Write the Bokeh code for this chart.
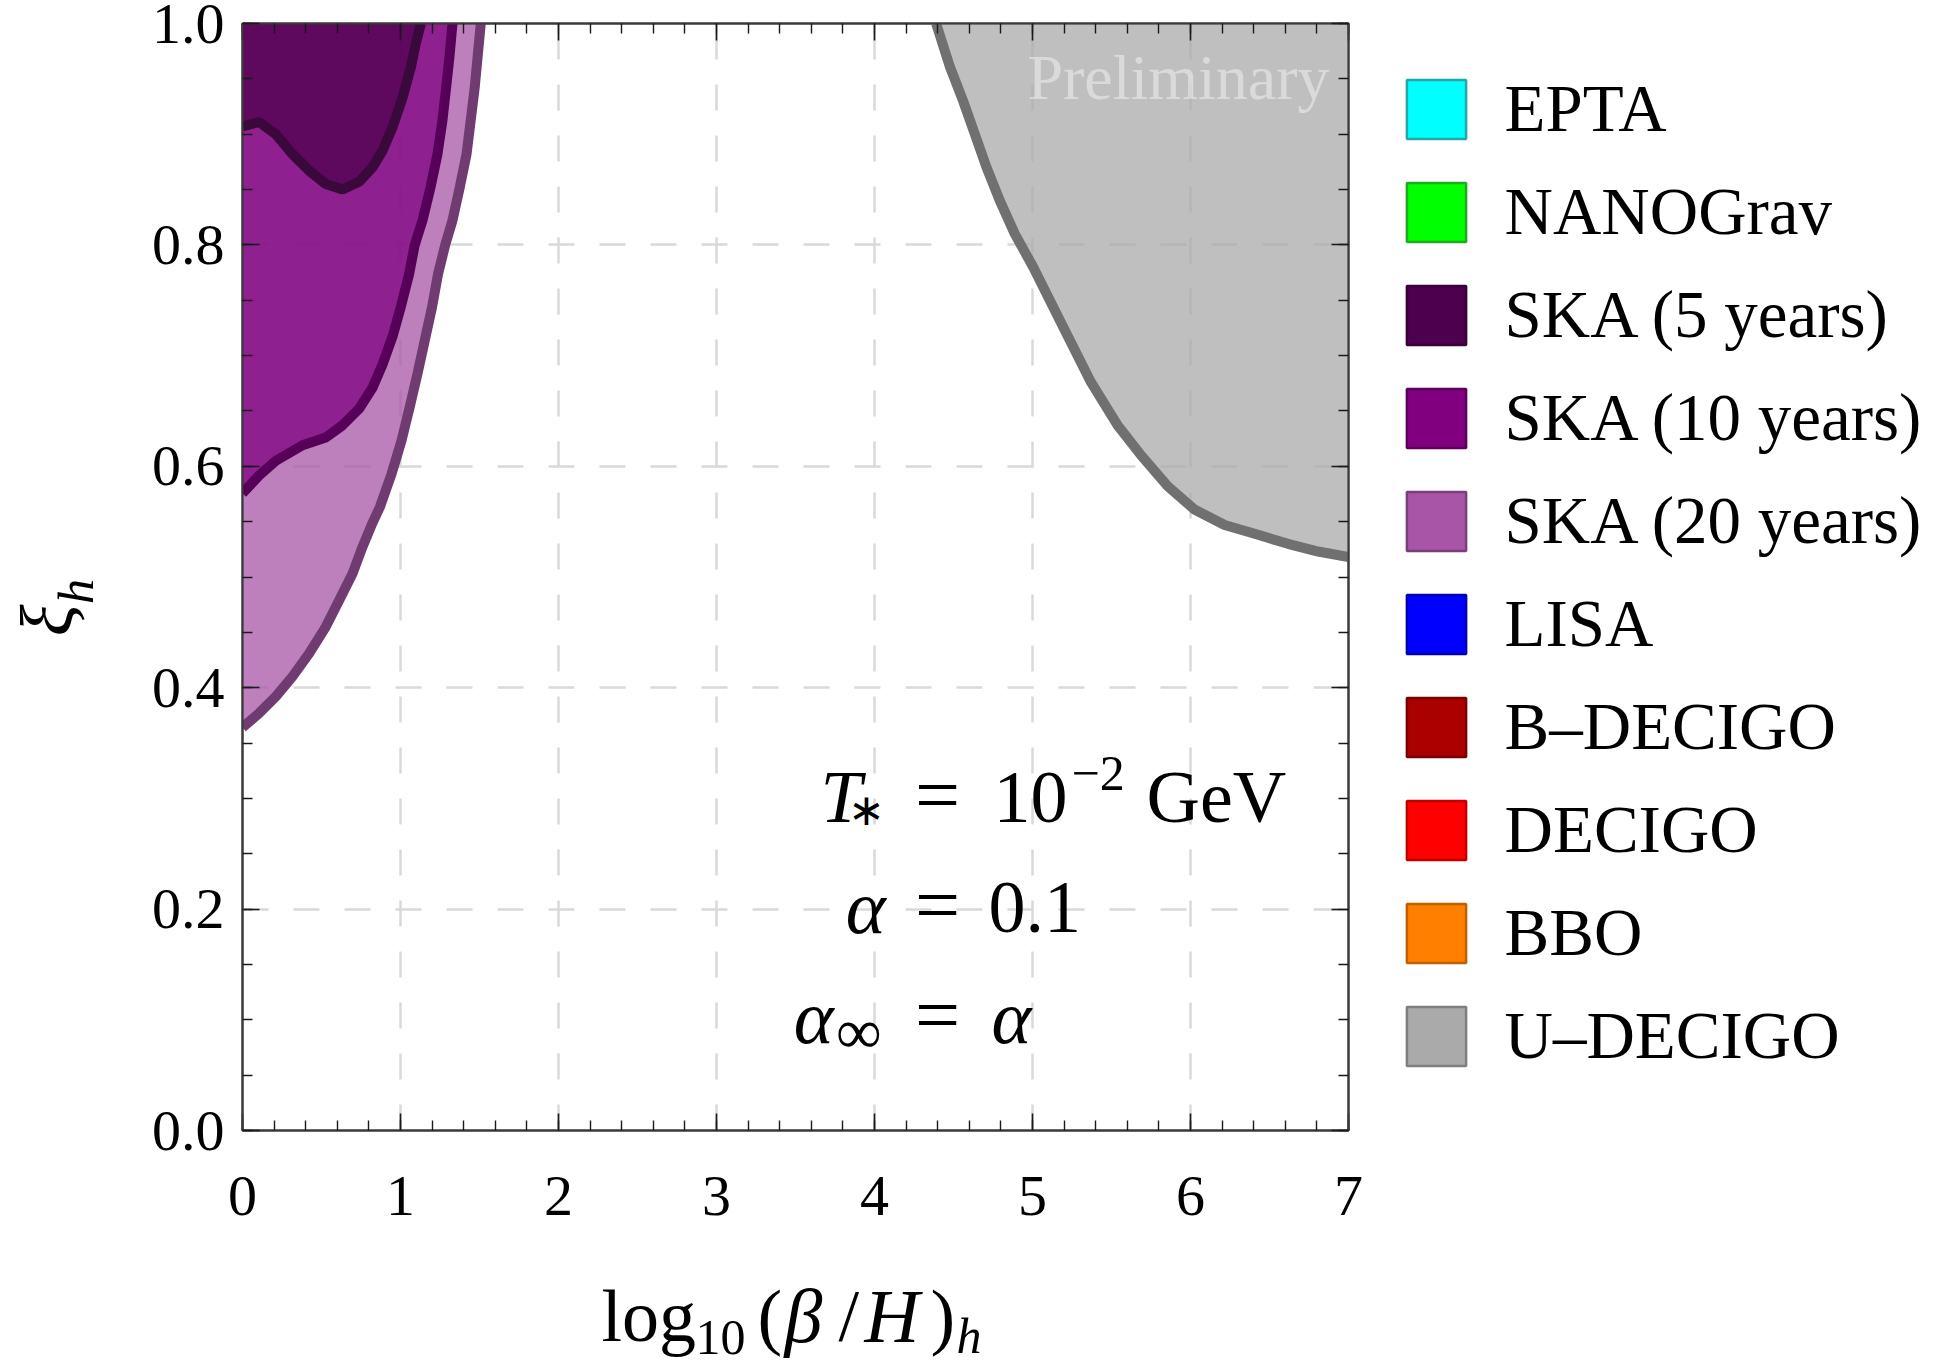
from math import pi
from bokeh.plotting import figure
from bokeh.layouts import row, column
from bokeh.models import (Range1d, LinearAxis, FixedTicker, Label, Legend, LegendItem,
                          PrintfTickFormatter, CustomJSTickFormatter)
from bokeh.embed import file_html
from bokeh.resources import INLINE

FONT = "Liberation Serif"
NAN = float("nan")

# ---------------- axis ticks ----------------
x_major = [0, 1, 2, 3, 4, 5, 6, 7]
y_major = [0.0, 0.2, 0.4, 0.6, 0.8, 1.0]
x_minor = [i / 5 for i in range(0, 36)]
y_minor = [i / 20 for i in range(0, 21)]
X_MIN, X_MAX, Y_MIN, Y_MAX = 0, 7, 0, 1

# ---------------- data ----------------
ska20_x = [0.0, 0.105, 0.211, 0.316, 0.422, 0.527, 0.612, 0.696, 0.759, 0.82, 0.869, 0.943,
           1.006, 1.059, 1.108, 1.154, 1.2, 1.238, 1.283, 1.329, 1.375, 1.418, 1.47, 1.508]
ska20_y = [0.364, 0.377, 0.392, 0.410, 0.431, 0.455, 0.479, 0.503, 0.527, 0.548, 0.563, 0.593,
           0.623, 0.654, 0.684, 0.714, 0.744, 0.774, 0.80, 0.822, 0.852, 0.882, 0.9425, 1.0]

ska10_x = [0.0, 0.105, 0.211, 0.380, 0.527, 0.633, 0.738, 0.823, 0.886, 0.949, 1.002, 1.055,
           1.090, 1.139, 1.19, 1.234, 1.265, 1.289, 1.31, 1.329]
ska10_y = [0.5755, 0.5917, 0.605, 0.619, 0.626, 0.637, 0.652, 0.671, 0.692, 0.717, 0.744, 0.774,
           0.80, 0.822, 0.852, 0.882, 0.912, 0.9425, 0.97, 1.0]

ska5_x = [0.0, 0.105, 0.211, 0.316, 0.422, 0.527, 0.633, 0.738, 0.823, 0.886, 0.949, 1.013,
          1.065, 1.097, 1.129]
ska5_y = [0.907, 0.911, 0.900, 0.882, 0.867, 0.855, 0.850, 0.857, 0.870, 0.885, 0.906, 0.933,
          0.960, 0.982, 1.0]

udecigo_x = [4.39, 4.477, 4.561, 4.635, 4.709, 4.793, 4.888, 5.004, 5.099, 5.222, 5.370, 5.539,
             5.687, 5.856, 6.025, 6.216, 6.406, 6.617, 6.808, 7.0]
udecigo_y = [1.0, 0.961, 0.930, 0.900, 0.870, 0.840, 0.810, 0.780, 0.753, 0.718, 0.676, 0.637,
             0.610, 0.582, 0.561, 0.547, 0.539, 0.530, 0.523, 0.518]

leg_names = ["EPTA", "NANOGrav", "SKA (5 years)", "SKA (10 years)", "SKA (20 years)",
             "LISA", "B\u2013DECIGO", "DECIGO", "BBO", "U\u2013DECIGO"]
leg_fill = ["#00ffff", "#00ff00", "#4d004d", "#800080", "#a855a8",
            "#0000ff", "#aa0000", "#ff0000", "#ff8000", "#aaaaaa"]
leg_line = ["#22a8a8", "#22a822", "#3a003a", "#5c005c", "#7a3f7a",
            "#0000b0", "#7a0000", "#c00000", "#c05f00", "#7f7f7f"]

# ---------------- layout sizes (pixels) ----------------
FRAME_L, FRAME_T, FRAME_W, FRAME_H = 241, 23, 1106, 1107
FRAME_B = FRAME_T + FRAME_H          # 1130
YLAB_W = 148
MAIN_RIGHT = 20
MAIN_BOTTOM = 117
MAIN_H = FRAME_B + MAIN_BOTTOM
TOTAL_H = 1364
TOTAL_W = 1938
MAIN_W = (FRAME_L - YLAB_W) + FRAME_W + MAIN_RIGHT
LEG_X0 = YLAB_W + MAIN_W             # left edge of the legend figure
LEG_W = TOTAL_W - LEG_X0
BASE_SHIFT = 0.34   # label baseline correction (fraction of font size)

# ---------------- main figure ----------------
p = figure(frame_width=FRAME_W, frame_height=FRAME_H,
           x_range=Range1d(X_MIN, X_MAX), y_range=Range1d(Y_MIN, Y_MAX),
           output_backend="svg", toolbar_location=None,
           min_border_left=FRAME_L - YLAB_W, min_border_top=FRAME_T,
           min_border_bottom=MAIN_BOTTOM, min_border_right=MAIN_RIGHT)
p.background_fill_color = "white"
p.border_fill_color = "white"
p.outline_line_color = "#3a3a3a"
p.outline_line_width = 2

for g, tk in ((p.xgrid, x_major), (p.ygrid, y_major)):
    g.ticker = FixedTicker(ticks=tk)
    g.grid_line_color = "#d9d9d9"
    g.grid_line_width = 2.5
    g.grid_line_dash = "26 25"

regions = [
    (ska20_x, ska20_y, "#a755a7", "#6f3b70", "left"),
    (ska10_x, ska10_y, "#800080", "#56005a", "left"),
    (ska5_x, ska5_y, "#4d004d", "#3b083b", "left"),
    (udecigo_x, udecigo_y, "#aaaaaa", "#707070", "right"),
]
for xs, ys, fc, lc, side in regions:
    corner_x = X_MIN if side == "left" else X_MAX
    p.patch(xs + [corner_x], ys + [Y_MAX], fill_color=fc, fill_alpha=0.75, line_color=None)
    p.line(xs, ys, line_color=lc, line_width=10)

def style_axis(ax, major, minor, labels, fmt=None):
    ax.ticker = FixedTicker(ticks=major, minor_ticks=minor)
    ax.major_tick_in = 17
    ax.major_tick_out = 0
    ax.minor_tick_in = 10
    ax.minor_tick_out = 0
    ax.axis_line_color = "#3a3a3a"
    ax.axis_line_width = 2
    ax.major_tick_line_color = "#1a1a1a"
    ax.major_tick_line_width = 1.6
    ax.minor_tick_line_color = "#1a1a1a"
    ax.minor_tick_line_width = 1.4
    if labels:
        ax.formatter = fmt
        ax.major_label_text_font = FONT
        ax.major_label_text_font_size = "58px"
        ax.major_label_text_color = "black"
    else:
        ax.formatter = CustomJSTickFormatter(code="return ''")
        ax.major_label_text_font_size = "0px"
        ax.major_label_standoff = 0

style_axis(p.xaxis[0], x_major, x_minor, True, PrintfTickFormatter(format="%d"))
p.xaxis[0].major_label_standoff = 46
style_axis(p.yaxis[0], y_major, y_minor, True, PrintfTickFormatter(format="%.1f"))
p.yaxis[0].major_label_standoff = 18

top_ax = LinearAxis()
p.add_layout(top_ax, "above")
style_axis(top_ax, x_major, x_minor, False)
right_ax = LinearAxis()
p.add_layout(right_ax, "right")
style_axis(right_ax, y_major, y_minor, False)

# ---------------- text helper ----------------
def lab(fig, text, x, y, size, italic=False, align="left", xo=0, yo=0, units="data",
        color="black", alpha=1.0, angle=0.0):
    if angle == 0.0:
        yo = yo + BASE_SHIFT * size
    else:
        xo = xo - BASE_SHIFT * size
    fig.add_layout(Label(x=x, y=y, x_units=units, y_units=units, text=text,
                         x_offset=xo, y_offset=yo,
                         text_font=FONT, text_font_size=f"{size}px",
                         text_font_style="italic" if italic else "normal",
                         text_align=align, text_baseline="alphabetic",
                         text_color=color, text_alpha=alpha, angle=angle))

lab(p, "Preliminary", 6.88, 0.932, 64, align="right", color="white", alpha=0.42)

EQ_X = 4.399
L1, L2, L3 = 0.2782, 0.1789, 0.0795
# T_* = 10^-2 GeV
lab(p, "T", EQ_X, L1, 74, italic=True, align="right", xo=-76)
lab(p, "\u2217", EQ_X, L1, 44, align="right", xo=-53, yo=-3)
lab(p, "=", EQ_X, L1, 80, align="center")
lab(p, "10", EQ_X, L1, 74, xo=56)
lab(p, "\u22122", EQ_X, L1, 50, xo=134, yo=32)
lab(p, "GeV", EQ_X, L1, 74, xo=209)
# alpha = 0.1
lab(p, "\u03b1", EQ_X, L2, 76, italic=True, align="right", xo=-52)
lab(p, "=", EQ_X, L2, 80, align="center")
lab(p, "0.1", EQ_X, L2, 74, xo=51)
# alpha_inf = alpha
lab(p, "\u03b1", EQ_X, L3, 76, italic=True, align="right", xo=-104)
lab(p, "\u221e", EQ_X, L3, 64, align="right", xo=-56, yo=-11)
lab(p, "=", EQ_X, L3, 80, align="center")
lab(p, "\u03b1", EQ_X, L3, 76, italic=True, xo=54)

# ---------------- side figures ----------------
def side_fig(w):
    f = figure(frame_width=w, frame_height=FRAME_H, x_range=Range1d(0, 1), y_range=Range1d(0, 1),
               output_backend="svg", toolbar_location=None,
               min_border_left=0, min_border_right=0,
               min_border_top=FRAME_T, min_border_bottom=MAIN_BOTTOM,
               x_axis_location=None, y_axis_location=None)
    f.outline_line_color = None
    f.grid.visible = False
    f.background_fill_color = "white"
    f.border_fill_color = "white"
    return f

# y label: xi_h (rotated), positions relative to the frame bottom
ylab = side_fig(YLAB_W)
lab(ylab, "\u03be", 72, FRAME_B - 620, 74, italic=True, align="center", units="screen", angle=pi / 2)
lab(ylab, "h", 92, FRAME_B - 591, 50, italic=True, align="center", units="screen", angle=pi / 2)

# legend figure (legend glyph squares are drawn at 80% of the glyph box)
GLYPH_BOX = 74
GLYPH_INSET = 0.1 * GLYPH_BOX
legf = side_fig(LEG_W)
leg_items = []
for name, fc, lc in zip(leg_names, leg_fill, leg_line):
    r = legf.quad(left=[NAN], right=[NAN], bottom=[NAN], top=[NAN],
                  fill_color=fc, line_color=lc, line_width=2.5)
    leg_items.append(LegendItem(label=name, renderers=[r]))
legend = Legend(items=leg_items,
                location=(1409 - GLYPH_INSET - LEG_X0 - 4, FRAME_B - 1074),
                glyph_width=GLYPH_BOX, glyph_height=GLYPH_BOX, label_height=59,
                label_standoff=int(1508 - (1409 - GLYPH_INSET + GLYPH_BOX)),
                spacing=26, padding=4, margin=0,
                label_text_font=FONT, label_text_font_size="67px", label_text_color="black",
                border_line_color=None, background_fill_alpha=0)
legf.add_layout(legend, "center")

# x label figure (bottom)
XLAB_H = TOTAL_H - MAIN_H
xlab = figure(frame_width=TOTAL_W, frame_height=XLAB_H, x_range=Range1d(0, 1), y_range=Range1d(0, 1),
              output_backend="svg", toolbar_location=None, min_border=0,
              x_axis_location=None, y_axis_location=None)
xlab.outline_line_color = None
xlab.grid.visible = False
xlab.background_fill_color = "white"
xlab.border_fill_color = "white"
XB = TOTAL_H - 1341
lab(xlab, "log", 601, XB, 74, units="screen")
lab(xlab, "10", 695, XB - 13, 50, units="screen")
lab(xlab, "(", 757, XB, 74, units="screen")
lab(xlab, "\u03b2", 784, XB, 76, italic=True, units="screen")
lab(xlab, "/", 838, XB, 74, units="screen")
lab(xlab, "H", 864, XB, 76, italic=True, units="screen")
lab(xlab, ")", 930, XB, 74, units="screen")
lab(xlab, "h", 956, XB - 11, 50, italic=True, units="screen")

layout = column(row(ylab, p, legf), xlab)
open("out.html", "w").write(file_html(layout, INLINE))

# Task brief
Pictures are excluded: retype only the lines from the beginning of the listing above through the line with "from bokeh.resources import INLINE", both included.

# Finished answer
Write the Bokeh code for this chart.
from math import pi
from bokeh.plotting import figure
from bokeh.layouts import row, column
from bokeh.models import (Range1d, LinearAxis, FixedTicker, Label, Legend, LegendItem,
                          PrintfTickFormatter, CustomJSTickFormatter)
from bokeh.embed import file_html
from bokeh.resources import INLINE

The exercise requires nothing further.